=== PROBLEM DESCRIPTION ===
Leaving out every picture, copy the lines of the data exactly, from the first through the line containing "ScatterChart, XAxis, YAxis".
━━━ RECORDED DATA ━━━
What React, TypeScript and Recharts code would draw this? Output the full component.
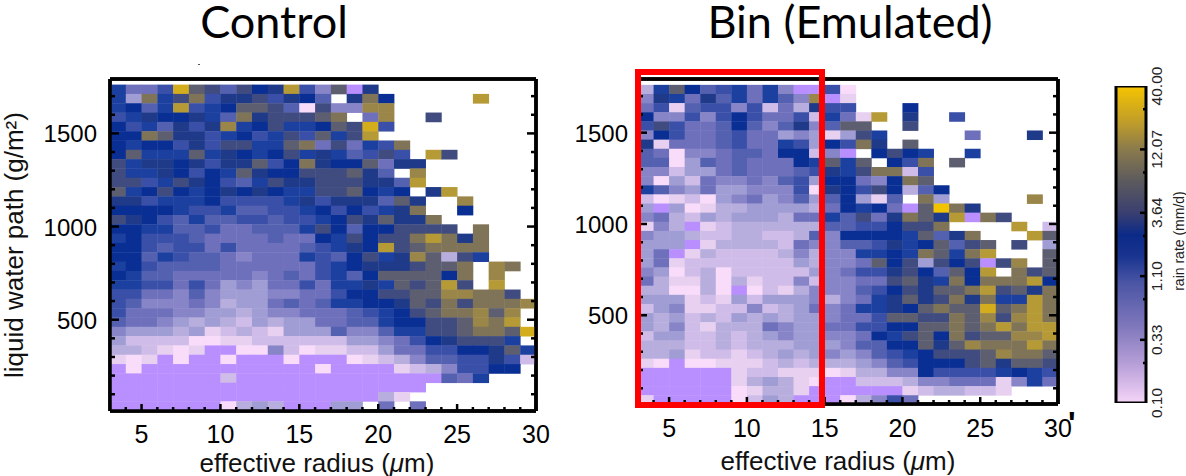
import { Bar, BarChart, Scatter, ScatterChart, XAxis, YAxis } from "recharts";

// rain rate per heatmap cell, top row first (1712-1762 g/m2) and 27 columns from 3 to 30 um.
// each char is an index into RATE_LEVELS; "." = no data, "_" = below the colour bar range
const CONTROL_ROWS = [
  "9668hdc7cabg85d_b..........",
  "94e9ce8bbc8ba7.bea.....g...",
  "9a79g89addc70c55ff.........",
  "89baab97ebcccde.6f..c......",
  "a897b8bf9ac99adch8.........",
  "aaedbb89a89c8d9cg..........",
  "a9aa8b8cc99de6c698e........",
  "ad999d9ba9ac9b978c8.gc.....",
  "c9bbab8bbd8aebaad6bb.......",
  "c99ba8a9dbaacccdb7.f.......",
  "cc89cba879cbbcccbb7g.......",
  "d9aca9ababa99ccda9a.bg.....",
  "bb8999a88889b8bbb7db..f....",
  "aaaa988977889a8a89be..a....",
  "cba87977887889acbdbbe......",
  "aa99778667779ca7aacccc.e...",
  "9a88876666766a9caccegebe...",
  "aa8788686666789bagcdeeee...",
  "aa7987765666987ac9bfd3c9...",
  "9a8777766666689abbbcdde.fe.",
  "a977666665676897addddae.f..",
  "9988686454668699b9dcdgc.g..",
  "886657544455668aaccddffeec.",
  "8755565344676799aabdceceeef",
  "866655443455666789acdeefdf.",
  "766543432434466779aaccdfeg.",
  "54443412321444755799ccdeedh",
  "42222001122222244568abccc9.",
  "332101__00520112246688aabd9",
  "101_0__0___0___012357788b82",
  "_0___________0____123588aa.",
  "_______2_____________769...",
  "____________________.......",
  "_________________31........",
  "_______0343___44.6.6.......",
];

const BIN_ROWS = [
  "39da789695__80.............",
  "5b96b796975f_1.............",
  "68178858263b88...a.........",
  "a55858a86682961g.b..8......",
  "8c8667a757b57dd..c.........",
  "5a866786645414c9.....6...b.",
  "b16667866984a8eb.d.........",
  "760556776aa25_.aca9..9.....",
  "7704767666a9d9d.a8e.d......",
  "552446766678b9cee28........",
  "504265565784aa65aed........",
  "975464455580ba8ca37a.......",
  "2012045645747a417.e4.....f.",
  "4_40133444436a9a6_dieb.....",
  "56324344436697c6bedbg_ec...",
  "153_123333337788acce....g.2",
  "5443223322375aaaa9d7be...gd",
  "444_133332655778b9ad7cd.c.4",
  "46_1322223535599a9ed9eg...d",
  "461222222243556dac4cac_cf.d",
  "5402302222245688bca7dag.ecd",
  "6311303122525566cdb9eaeeega",
  "330030_021355578acbddegcdbe",
  "4441214244453569bdbcebe99ge",
  "2451122523465699badeddhdege",
  "4342324343445668ddccedfcfge",
  "4352133365446688aaddedegegg",
  "244223234544556a9cdaecddffg",
  "3332232333444577aadbdfeeege",
  "334122123434545789acccdfeed",
  "10_001112323334578aaacdbddc",
  "______122111013355a88889a98",
  "______134310__2223556661596",
  "______01331______1233221...",
  "1_____0243___03586.........",
];

const LEVEL_KEYS = "0123456789abcdefghi";
const RATE_LEVELS = [0.1, 0.13, 0.17, 0.23, 0.3, 0.4, 0.55, 0.75, 1.0, 1.4, 2.0, 2.8, 3.8, 5.5, 8, 12, 18, 27, 40];
const RATE_COLORS = [
  "#f8dcfa", "#e8d0f0", "#d0bce8", "#b8aede", "#a09cd4", "#8884c8", "#6e70bc", "#5460b0", "#3a50a8", "#1c40a0",
  "#0a2f94", "#1f3a88", "#404c80", "#5d5e70", "#7f7458", "#9a8648", "#b69a36", "#d4ad1c", "#f2c400",
];
const BELOW_RANGE_COLOR = "#b98fff";

const X_TICKS = [4, 5, 6, 7, 8, 9, 10, 11, 12, 13, 14, 15, 16, 17, 18, 19, 20, 21, 22, 23, 24, 25, 26, 27, 28, 29, 30];
const Y_TICKS = [100, 200, 300, 400, 500, 600, 700, 800, 900, 1000, 1100, 1200, 1300, 1400, 1500, 1600, 1700];
const BAR_LABELS = ["0.10", "0.33", "1.10", "3.64", "12.07", "40.00"];
const BAR_MINOR = [0.213, 0.71, 2.35, 7.8, 25.8];
const BAR_STOPS = [
  ["0%", "#f5c400"],
  ["12%", "#bd9b2c"],
  ["20%", "#8a7a4c"],
  ["30%", "#5c5a5e"],
  ["40%", "#3a3f70"],
  ["47%", "#0b2a88"],
  ["54%", "#1a3590"],
  ["62%", "#4a55a4"],
  ["76%", "#8078bc"],
  ["88%", "#b8a0d8"],
  ["100%", "#f5d5f8"],
];

const FONT = '"Liberation Sans", Arial, sans-serif';

function toCells(rows: string[]) {
  const cells: { x: number; y: number; key: string; rate: number }[] = [];
  rows.forEach((row, r) => {
    for (let c = 0; c < row.length; c++) {
      const key = row[c];
      if (key === ".") continue;
      cells.push({
        x: 3.5 + c,
        y: 12 + 50 * (rows.length - 1 - r) + 25,
        key,
        rate: key === "_" ? 0 : RATE_LEVELS[LEVEL_KEYS.indexOf(key)],
      });
    }
  });
  return cells;
}

function cellColor(key: string) {
  return key === "_" ? BELOW_RANGE_COLOR : RATE_COLORS[LEVEL_KEYS.indexOf(key)];
}

function XTick({ x, y, payload, top, labelDy }: any) {
  const major = payload.value % 5 === 0;
  const len = major ? 7 : 4;
  return (
    <g>
      <line x1={x} x2={x} y1={y} y2={top ? y + len : y - len} stroke="#000" strokeWidth={2.5} />
      {!top && major && (
        <text x={x} y={y + labelDy} textAnchor="middle" fontSize={25} fontFamily={FONT} fill="#000">
          {payload.value}
        </text>
      )}
    </g>
  );
}

function YTick({ x, y, payload, right, labelDx }: any) {
  const major = payload.value % 500 === 0;
  const len = major ? 9 : 5;
  return (
    <g>
      <line x1={x} x2={right ? x - len : x + len} y1={y} y2={y} stroke="#000" strokeWidth={2.5} />
      {!right && major && (
        <text x={x - labelDx} y={y + 9} textAnchor="end" fontSize={24} fontFamily={FONT} fill="#000">
          {payload.value}
        </text>
      )}
    </g>
  );
}

interface PanelProps {
  rows: string[];
  left: number;
  width: number;
  frame: { x0: number; x1: number; y0: number; y1: number };
  yDomain: [number, number];
  labelDx: number;
  labelDy: number;
}

function HeatPanel({ rows, left, width, frame, yDomain, labelDx, labelDy }: PanelProps) {
  const height = 476;
  const data = toCells(rows);
  const cellW = (frame.x1 - frame.x0) / 27;
  const cellH = (50 * (frame.y1 - frame.y0)) / (yDomain[1] - yDomain[0]);
  const renderCell = (p: any) => (
    <rect
      x={p.cx - cellW / 2}
      y={p.cy - cellH / 2}
      width={cellW + 0.4}
      height={cellH + 0.4}
      fill={cellColor(p.payload.key)}
    />
  );
  // the axes draw below the series, so a second chart with the same margins puts frame and ticks on top
  const chart = (cells: boolean) => (
    <ScatterChart
      width={width}
      height={height}
      margin={{
        left: frame.x0 - left - 60,
        right: left + width - frame.x1 - 4,
        top: frame.y0 - 4,
        bottom: height - frame.y1 - 50,
      }}
    >
      <XAxis
        xAxisId="bottom"
        type="number"
        dataKey="x"
        domain={[3, 30]}
        ticks={X_TICKS}
        interval={0}
        height={50}
        tickLine={false}
        tickSize={0}
        tickMargin={0}
        axisLine={{ stroke: "#000", strokeWidth: 3.5 }}
        tick={cells ? false : <XTick labelDy={labelDy} />}
      />
      <XAxis
        xAxisId="top"
        orientation="top"
        type="number"
        dataKey="x"
        domain={[3, 30]}
        ticks={X_TICKS}
        interval={0}
        height={4}
        tickLine={false}
        tickSize={0}
        tickMargin={0}
        axisLine={{ stroke: "#000", strokeWidth: 3.5 }}
        tick={cells ? false : <XTick top />}
      />
      <YAxis
        yAxisId="left"
        type="number"
        dataKey="y"
        domain={yDomain}
        allowDataOverflow
        ticks={Y_TICKS}
        interval={0}
        width={60}
        tickLine={false}
        tickSize={0}
        tickMargin={0}
        axisLine={{ stroke: "#000", strokeWidth: 3.5 }}
        tick={cells ? false : <YTick labelDx={labelDx} />}
      />
      <YAxis
        yAxisId="right"
        orientation="right"
        type="number"
        dataKey="y"
        domain={yDomain}
        allowDataOverflow
        ticks={Y_TICKS}
        interval={0}
        width={4}
        tickLine={false}
        tickSize={0}
        tickMargin={0}
        axisLine={{ stroke: "#000", strokeWidth: 3.5 }}
        tick={cells ? false : <YTick right />}
      />
      <Scatter
        data={data}
        xAxisId="bottom"
        yAxisId="left"
        shape={cells ? renderCell : () => null}
        isAnimationActive={false}
      />
    </ScatterChart>
  );
  return (
    <>
      <div style={{ position: "absolute", left, top: 0, filter: "blur(0.5px)" }}>{chart(true)}</div>
      <div style={{ position: "absolute", left, top: 0 }}>{chart(false)}</div>
    </>
  );
}

function BarTick({ x, y, payload }: any) {
  const labelled = BAR_LABELS.find((l) => Number(l) === payload.value);
  const major = labelled !== undefined;
  return (
    <g>
      {payload.value > 0.1 && payload.value < 40 && (
        <line x1={x} x2={x - (major ? 6 : 3)} y1={y} y2={y} stroke="#000" strokeWidth={2.5} />
      )}
      {major && (
        <text
          transform={`translate(${x + 16},${y}) rotate(-90)`}
          textAnchor="middle"
          fontSize={15.5}
          fontFamily={FONT}
          fill="#222"
        >
          {labelled}
        </text>
      )}
    </g>
  );
}

function ColorBar() {
  const ticks = [...BAR_LABELS.map(Number), ...BAR_MINOR].sort((a, b) => a - b);
  const data = [{ name: "rain", range: [0.1, 40] }];
  return (
    <div style={{ position: "absolute", left: 1090, top: 60 }}>
      <BarChart
        width={96}
        height={360}
        data={data}
        barCategoryGap={0}
        margin={{ left: 26, right: 0, top: 26, bottom: 17 }}
      >
        <defs>
          <linearGradient id="rainGradient" x1="0" y1="0" x2="0" y2="1">
            {BAR_STOPS.map(([offset, color]) => (
              <stop key={offset} offset={offset} stopColor={color} />
            ))}
          </linearGradient>
        </defs>
        <XAxis dataKey="name" hide />
        <YAxis
          orientation="right"
          scale="log"
          type="number"
          domain={[0.1, 40]}
          allowDataOverflow
          ticks={ticks}
          interval={0}
          width={40}
          tickLine={false}
          tickSize={0}
          tickMargin={0}
          axisLine={false}
          tick={<BarTick />}
        />
        <Bar
          dataKey="range"
          fill="url(#rainGradient)"
          stroke="#000"
          strokeWidth={3}
          isAnimationActive={false}
        />
      </BarChart>
    </div>
  );
}

const titleStyle: React.CSSProperties = {
  position: "absolute",
  fontFamily: "Lato, sans-serif",
  fontSize: 45,
  lineHeight: "46px",
  color: "#000",
  whiteSpace: "nowrap",
  transform: "translateX(-50%)",
};

const axisStyle: React.CSSProperties = {
  position: "absolute",
  fontFamily: FONT,
  fontSize: 26,
  lineHeight: "28px",
  color: "#111",
  whiteSpace: "nowrap",
};

export default function App() {
  return (
    <div style={{ position: "absolute", left: 0, top: 0, width: 1186, height: 476, overflow: "hidden", background: "#fff" }}>
      <HeatPanel
        rows={CONTROL_ROWS}
        left={0}
        width={560}
        frame={{ x0: 110, x1: 536, y0: 79, y1: 411 }}
        yDomain={[10, 1792]}
        labelDx={13}
        labelDy={32}
      />
      <HeatPanel
        rows={BIN_ROWS}
        left={560}
        width={520}
        frame={{ x0: 638, x1: 1058, y0: 79, y1: 404 }}
        yDomain={[14, 1794]}
        labelDx={10}
        labelDy={33}
      />
      <ColorBar />

      {/* red box around the emulated small-radius range */}
      <div style={{ position: "absolute", left: 635, top: 69, width: 178, height: 327, border: "6px solid #f00" }} />

      <div style={{ ...titleStyle, left: 274, top: -2 }}>Control</div>
      <div style={{ ...titleStyle, left: 850, top: -2 }}>Bin (Emulated)</div>

      <div style={{ ...axisStyle, left: 14, top: 245, transform: "translate(-50%,-50%) rotate(-90deg)" }}>
        liquid water path (g/m²)
      </div>
      <div style={{ ...axisStyle, left: 317, top: 449, transform: "translateX(-50%)" }}>
        effective radius (<i>μ</i>m)
      </div>
      <div style={{ ...axisStyle, left: 838, top: 447, transform: "translateX(-50%)" }}>
        effective radius (<i>μ</i>m)
      </div>
      <div
        style={{
          ...axisStyle,
          fontSize: 14,
          lineHeight: "16px",
          left: 1179,
          top: 241,
          color: "#222",
          transform: "translate(-50%,-50%) rotate(-90deg)",
        }}
      >
        rain rate (mm/d)
      </div>
      {/* stray marks in the source picture */}
      <div style={{ position: "absolute", left: 1068, top: 407, fontFamily: FONT, fontWeight: 700, fontSize: 32, lineHeight: "32px" }}>'</div>
      <div style={{ position: "absolute", left: 198, top: 64, width: 2, height: 1, background: "#555" }} />
    </div>
  );
}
━━━
=== SOLVED EXERCISE ===
What React, TypeScript and Recharts code would draw this? Output the full component.
import { Bar, BarChart, Scatter, ScatterChart, XAxis, YAxis } from "recharts";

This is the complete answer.